Ellen Pao lit up Silicon Valley and the news media when she accused her prominent venture capital firm Kleiner Perkins Caufield & Byers of gender bias for promoting male colleagues ahead of her. The lawsuit hits on something many people believe and statistics support: venture capital is a boy’s club. Now all the arguments have closed, and the jury is in deliberation.
Nevertheless, some women are quietly dreading that after the Ellen Pao lawsuit, venture capital firms might take even fewer chances hiring women in the future.
According to Fortune Magazine, it’s being called “one of the nastiest things” being whispered about the Ellen Pao case. Will venture capital firms want to risk hiring a woman for a high-level position in the future?

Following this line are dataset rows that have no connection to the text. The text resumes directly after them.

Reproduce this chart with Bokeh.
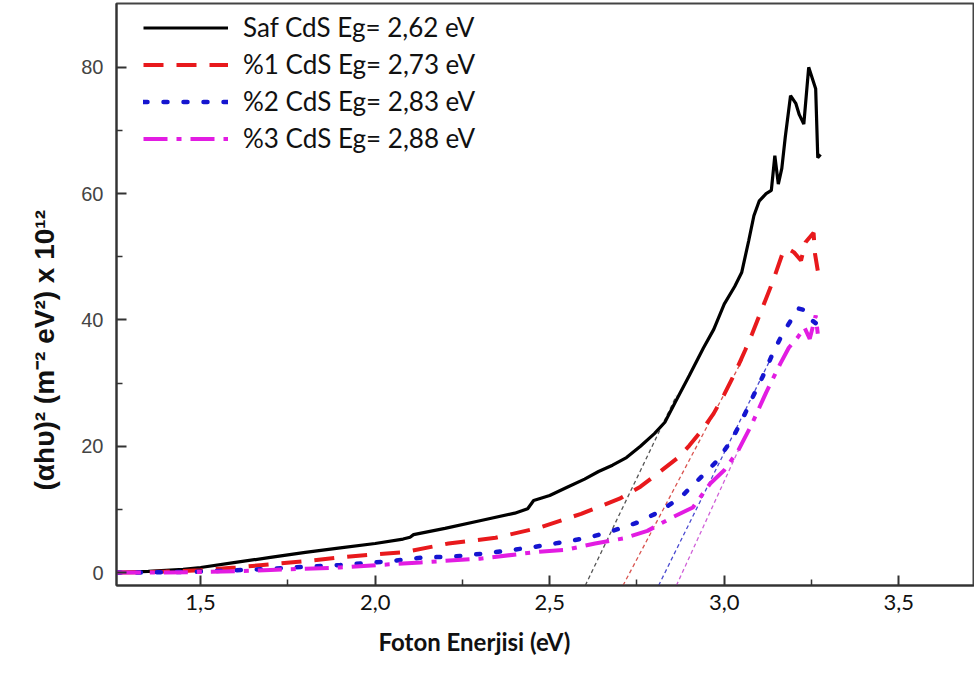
from bokeh.plotting import figure
from bokeh.models import Range1d, FixedTicker, Legend, LegendItem, Title
from bokeh.embed import file_html
from bokeh.resources import INLINE

# ---- data ----
saf_x = [1.26, 1.35, 1.45, 1.50, 1.60, 1.70, 1.80, 1.90, 2.00, 2.08, 2.10, 2.11, 2.20, 2.30, 2.40,
         2.437, 2.454, 2.50, 2.55, 2.60, 2.64, 2.68, 2.72, 2.76, 2.80, 2.83, 2.86, 2.90, 2.94, 2.97,
         3.00, 3.03, 3.05, 3.07, 3.085, 3.10, 3.12, 3.135, 3.145, 3.155, 3.165, 3.175, 3.19, 3.205,
         3.215, 3.228, 3.242, 3.262, 3.268, 3.276]
saf_y = [0.0, 0.2, 0.5, 0.8, 1.6, 2.4, 3.2, 3.9, 4.6, 5.3, 5.6, 6.0, 7.0, 8.2, 9.4,
         10.1, 11.4, 12.2, 13.5, 14.8, 16.0, 17.0, 18.2, 20.0, 22.0, 23.8, 27.0, 31.2, 35.5, 38.5,
         42.5, 45.3, 47.5, 52.5, 56.5, 58.8, 60.0, 60.5, 66.0, 61.5, 64.0, 69.0, 75.5, 74.3,
         72.5, 71.0, 80.0, 76.6, 65.7, 66.2]

cd1_x = [1.26, 1.40, 1.50, 1.60, 1.70, 1.80, 1.90, 2.00, 2.08, 2.21, 2.345, 2.47, 2.59, 2.70, 2.76,
         2.81, 2.87, 2.90, 2.94, 2.97, 3.00, 3.03, 3.06, 3.08, 3.11, 3.14, 3.15, 3.17, 3.185, 3.20,
         3.22, 3.233, 3.256, 3.26, 3.268]
cd1_y = [0.0, 0.15, 0.35, 0.8, 1.3, 1.8, 2.4, 2.9, 3.2, 4.6, 5.5, 7.1, 9.3, 11.7, 13.6,
         15.7, 18.3, 20.1, 22.8, 25.2, 28.2, 31.5, 35.2, 37.8, 42.0, 46.2, 47.8, 51.0, 51.2, 50.7,
         49.4, 52.3, 53.8, 50.5, 47.8]

cd2_x = [1.26, 1.40, 1.50, 1.60, 1.70, 1.80, 1.90, 2.00, 2.06, 2.14, 2.22, 2.31, 2.38, 2.45, 2.53,
         2.61, 2.68, 2.75, 2.81, 2.875, 2.93, 2.98, 3.02, 3.05, 3.08, 3.11, 3.14, 3.167, 3.185,
         3.213, 3.233, 3.25, 3.262]
cd2_y = [0.0, 0.05, 0.15, 0.35, 0.6, 0.9, 1.2, 1.6, 1.9, 2.4, 2.5, 3.0, 3.5, 4.0, 4.75,
         5.5, 6.6, 7.9, 9.5, 11.9, 14.9, 17.7, 20.9, 24.0, 27.6, 31.0, 34.8, 37.8, 39.4,
         41.8, 41.5, 40.0, 39.5]

cd3_x = [1.26, 1.40, 1.50, 1.60, 1.70, 1.80, 1.90, 2.04, 2.13, 2.30, 2.47, 2.546, 2.63, 2.71, 2.78,
         2.85, 2.91, 2.96, 3.00, 3.04, 3.08, 3.12, 3.16, 3.185, 3.21, 3.23, 3.245, 3.262, 3.268]
cd3_y = [0.0, 0.0, 0.1, 0.2, 0.4, 0.6, 0.8, 1.3, 1.6, 2.2, 3.3, 3.6, 4.6, 5.4, 6.6,
         8.7, 10.3, 14.1, 16.2, 19.3, 23.6, 28.5, 33.0, 35.6, 37.2, 38.8, 37.0, 40.7, 37.8]

# tangent (band-gap extrapolation) lines: bottom and top end points
tan_x0 = [2.602, 2.710, 2.812, 2.863]
tan_y0 = [-2.05, -2.05, -2.05, -2.05]
tan_x1 = [2.863, 3.055, 3.130, 3.050]
tan_y1 = [28.0, 34.0, 33.5, 20.5]
tan_colors = ["#555555", "#d9534f", "#4a4ad0", "#d060d8"]

labels = ["Saf CdS Eg= 2,62 eV", "%1 CdS Eg= 2,73 eV", "%2 CdS Eg= 2,83 eV", "%3 CdS Eg= 2,88 eV"]
x_title = "Foton Enerjisi (eV)"
y_title = "(αhυ)² (m⁻² eV²) x 10¹²"

x_ticks = [1.5, 2.0, 2.5, 3.0, 3.5]
x_minor = [1.25, 1.75, 2.25, 2.75, 3.25, 3.75]
x_tick_labels = ["1,5", "2,0", "2,5", "3,0", "3,5"]
y_ticks = [0, 20, 40, 60, 80]
y_minor = [10, 30, 50, 70]

# ---- figure ----
p = figure(width=974, height=675, output_backend="svg", toolbar_location=None,
           x_range=Range1d(1.259, 3.717), y_range=Range1d(-2.05, 90.1),
           min_border_left=116, min_border_top=3, min_border_right=0, min_border_bottom=90)
p.xgrid.visible = False
p.ygrid.visible = False
p.outline_line_color = "#444444"
p.outline_line_width = 2
p.background_fill_color = "white"
p.border_fill_color = "white"

for i in range(4):
    p.segment(x0=[tan_x0[i]], y0=[tan_y0[i]], x1=[tan_x1[i]], y1=[tan_y1[i]],
              line_color=tan_colors[i], line_width=1.3, line_dash="4 3")

r0 = p.line(saf_x, saf_y, line_color="black", line_width=3.2)
r1 = p.line(cd1_x, cd1_y, line_color="#e8191c", line_width=4, line_dash="20 13")
r2 = p.line(cd2_x, cd2_y, line_color="#1515d0", line_width=4.5, line_dash="4 16", line_cap="round")
r3 = p.line(cd3_x, cd3_y, line_color="#e21ce2", line_width=4, line_dash="24 9 5 9")

# axes
xa = p.xaxis[0]
xa.ticker = FixedTicker(ticks=x_ticks, minor_ticks=x_minor)
xa.major_label_overrides = {t: l for t, l in zip(x_ticks, x_tick_labels)}
ya = p.yaxis[0]
ya.ticker = FixedTicker(ticks=y_ticks, minor_ticks=y_minor)

for ax in (xa, ya):
    ax.axis_line_width = 2
    ax.axis_line_color = "#333333"
    ax.major_tick_in = 10
    ax.major_tick_out = 0
    ax.minor_tick_in = 6
    ax.minor_tick_out = 0
    ax.major_tick_line_color = "#333333"
    ax.minor_tick_line_color = "#333333"
    ax.major_tick_line_width = 2
    ax.minor_tick_line_width = 1.5

xa.major_label_text_font = "Lato"
xa.major_label_text_font_size = "22px"
xa.major_label_text_color = "#111111"
xa.major_label_standoff = 9

ya.major_label_text_font = "Liberation Sans"
ya.major_label_text_font_size = "20px"
ya.major_label_text_color = "#444444"
ya.major_label_standoff = 13

# axis titles, positioned as in the reference
xt = Title(text=x_title, align="left", offset=262, text_font="Lato", text_font_style="bold",
           text_font_size="24px", text_color="#111111", standoff=25)
p.add_layout(xt, "below")
yt = Title(text=y_title, align="left", offset=95, text_font="Liberation Sans",
           text_font_style="bold", text_font_size="28px", text_color="#111111", standoff=38)
p.add_layout(yt, "left")

legend = Legend(items=[LegendItem(label=labels[0], renderers=[r0]),
                       LegendItem(label=labels[1], renderers=[r1]),
                       LegendItem(label=labels[2], renderers=[r2]),
                       LegendItem(label=labels[3], renderers=[r3])],
                location=(27, 431))
legend.margin = 0
legend.padding = 0
legend.spacing = 5
legend.glyph_width = 85
legend.glyph_height = 27
legend.label_height = 27
legend.label_standoff = 15
legend.label_text_font = "Lato"
legend.label_text_font_size = "26px"
legend.label_text_color = "#111111"
legend.background_fill_alpha = 0
legend.border_line_color = None
p.add_layout(legend, "center")

open("out.html", "w").write(file_html(p, INLINE))
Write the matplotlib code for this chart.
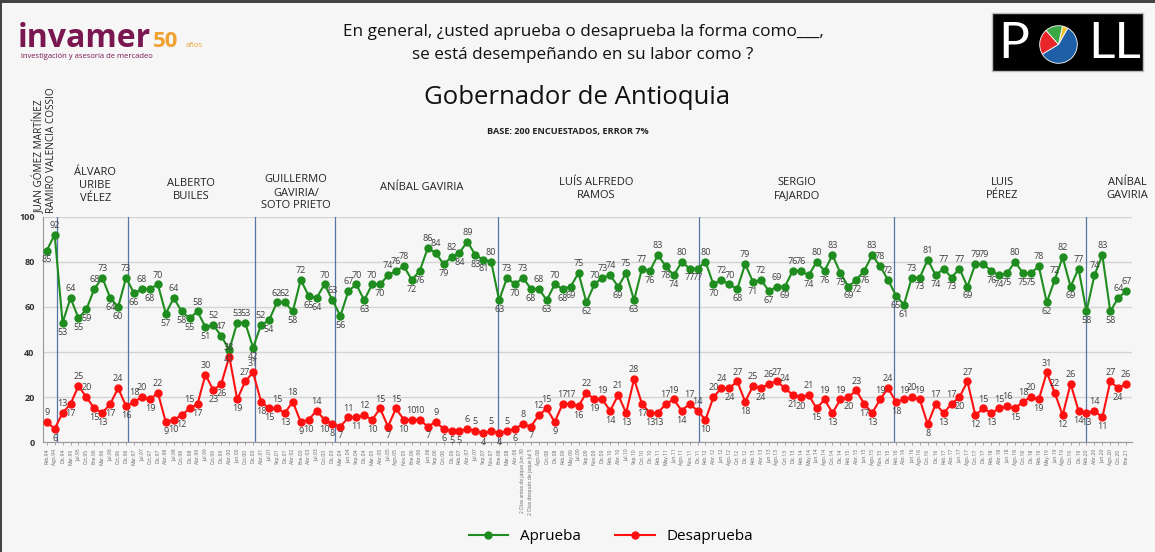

Pao’s lawyers allege that their client lost $16 million in future salaries and bonuses. Add on some punitive damages — which increases the amount nine-fold — and Kleiner Perkins Caufield & Byers (KPCB) stands to lose $144 million, according to Tech Crunch.
That’s not an existential threat for the lucrative tech investment firm, but it’s certainly enough to sting. What might be even worse is the damage to the firm’s reputation and what was likely an exhausting effort to fight the Pao lawsuit.
Put it all together, and women suddenly become a substantial risk in the subconscious mind of a male at a VC firm.
Two writers for the tech blog Re/code, Nellie Bowles and Liz Gannes, report they already hear the whispers and stories. One woman went to Twitter to say she’s heard straight from the source.
— Erika Brown Ekiel (@ebekiel) March 5, 2015
It’s important to remember that venture capital is already dominated by men, and Ellen Pao’s firm KPCB was arguably one of the good guys on gender diversity. Fortune reports that only 4 percent of senior-level venture capitalists are women. Likewise, 77 to 79 percent of VC firms never had a woman represent them on the board of one of their companies — KPCB actually has 10 women in such a position.
As the Washington Post explained, experts in the field tend to think the best start for people going into VC is to be a “successful entrepreneur” who navigated the world of seeking out investors. Unfortunately for women, it’s difficult to get venture funding because they often don’t look the part. That means discrimination is subtle and starts at an early stage, well before the job interview.
Ellen Pao‘s case potentially adds to that subtle obstacle already facing women.
Naturally, the whispers and rumors are damaging to the justice system. The idea that women as a whole will be damaged by a lawsuit undermines the entire purpose of discrimination laws, despite the harsh realities. How can women fight for an equal footing with men, if defending themselves leaves them with no footing at all?
Professor of Civil Engineering Elahe Enssani believes that lawsuits are simply not the way to affect change, according to Re/code.
“I’m really worried that this case will make people subconsciously not hire women because they’re worried if they don’t perform, they will say it’s because they are women.”
She watched the Ellen Pao trial in person a number of times, before eventually siding with KPCB.
Of course, the opposite problem also exists. Women might not want to even go into venture capital or tech after hearing what Ellen Pao went through, even with a male mentor, John Doerr.
Ellen Pao can’t be blamed for attracting so much attention to the issue with her lawsuit, but now it seems like more is riding on the outcome than just a few millions of dollars.